Pick out all lines in the listing holding the string "this" and copy them.
** start Material for the task **
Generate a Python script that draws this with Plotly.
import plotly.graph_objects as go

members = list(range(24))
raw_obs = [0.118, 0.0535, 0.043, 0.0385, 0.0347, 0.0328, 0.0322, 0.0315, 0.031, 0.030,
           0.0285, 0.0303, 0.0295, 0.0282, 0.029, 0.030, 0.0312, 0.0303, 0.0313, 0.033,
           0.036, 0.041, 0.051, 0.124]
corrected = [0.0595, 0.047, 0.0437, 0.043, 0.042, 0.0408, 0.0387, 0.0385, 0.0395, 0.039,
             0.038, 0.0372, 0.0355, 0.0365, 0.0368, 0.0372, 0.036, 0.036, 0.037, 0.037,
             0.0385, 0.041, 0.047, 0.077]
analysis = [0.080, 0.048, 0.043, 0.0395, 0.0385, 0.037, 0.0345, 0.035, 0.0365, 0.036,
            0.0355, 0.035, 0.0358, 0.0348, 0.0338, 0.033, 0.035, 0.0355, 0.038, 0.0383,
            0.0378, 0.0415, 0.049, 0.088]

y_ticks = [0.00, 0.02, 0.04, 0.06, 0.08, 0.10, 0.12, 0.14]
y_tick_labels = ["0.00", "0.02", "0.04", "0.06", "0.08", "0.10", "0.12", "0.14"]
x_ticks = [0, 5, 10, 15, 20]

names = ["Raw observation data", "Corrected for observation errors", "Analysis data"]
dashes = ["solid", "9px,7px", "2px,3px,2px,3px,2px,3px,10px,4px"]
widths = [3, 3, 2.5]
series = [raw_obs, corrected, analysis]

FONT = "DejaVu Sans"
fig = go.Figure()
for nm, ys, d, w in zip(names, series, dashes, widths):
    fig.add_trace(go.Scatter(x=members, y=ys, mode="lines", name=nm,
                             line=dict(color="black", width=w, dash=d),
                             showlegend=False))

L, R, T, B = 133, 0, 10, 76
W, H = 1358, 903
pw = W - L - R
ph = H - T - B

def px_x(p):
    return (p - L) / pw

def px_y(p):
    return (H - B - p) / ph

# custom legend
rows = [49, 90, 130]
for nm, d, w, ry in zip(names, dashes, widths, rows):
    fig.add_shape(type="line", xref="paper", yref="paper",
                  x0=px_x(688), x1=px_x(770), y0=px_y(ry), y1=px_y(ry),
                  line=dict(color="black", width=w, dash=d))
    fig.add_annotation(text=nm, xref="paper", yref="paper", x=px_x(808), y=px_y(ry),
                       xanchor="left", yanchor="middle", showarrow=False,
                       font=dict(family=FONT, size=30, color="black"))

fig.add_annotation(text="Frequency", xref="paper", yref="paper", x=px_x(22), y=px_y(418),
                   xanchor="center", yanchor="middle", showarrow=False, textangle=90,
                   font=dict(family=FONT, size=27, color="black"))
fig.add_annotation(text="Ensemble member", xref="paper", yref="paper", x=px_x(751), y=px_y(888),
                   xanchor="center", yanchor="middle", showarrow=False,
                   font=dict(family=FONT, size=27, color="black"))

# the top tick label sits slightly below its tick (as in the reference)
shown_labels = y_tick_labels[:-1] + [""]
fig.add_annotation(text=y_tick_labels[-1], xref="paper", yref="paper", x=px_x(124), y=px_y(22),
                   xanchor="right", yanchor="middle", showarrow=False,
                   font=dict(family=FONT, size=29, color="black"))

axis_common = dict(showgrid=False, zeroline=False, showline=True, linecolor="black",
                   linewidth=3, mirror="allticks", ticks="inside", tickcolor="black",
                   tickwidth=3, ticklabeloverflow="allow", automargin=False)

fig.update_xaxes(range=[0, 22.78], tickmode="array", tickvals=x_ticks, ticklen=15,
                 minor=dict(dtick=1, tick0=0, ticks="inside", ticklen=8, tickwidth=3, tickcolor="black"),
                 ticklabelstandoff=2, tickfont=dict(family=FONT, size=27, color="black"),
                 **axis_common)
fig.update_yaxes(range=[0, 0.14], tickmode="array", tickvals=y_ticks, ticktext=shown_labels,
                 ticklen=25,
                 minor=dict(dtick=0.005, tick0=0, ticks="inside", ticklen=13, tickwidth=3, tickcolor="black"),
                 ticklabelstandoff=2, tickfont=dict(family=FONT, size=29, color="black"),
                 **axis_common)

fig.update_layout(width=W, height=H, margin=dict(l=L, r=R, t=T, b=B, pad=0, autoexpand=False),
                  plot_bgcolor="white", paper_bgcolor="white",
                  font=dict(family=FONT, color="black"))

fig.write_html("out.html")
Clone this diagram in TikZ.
** end Material for the task **
The solution ▸
Generate a Python script that draws this with Plotly.
Clone this diagram in TikZ.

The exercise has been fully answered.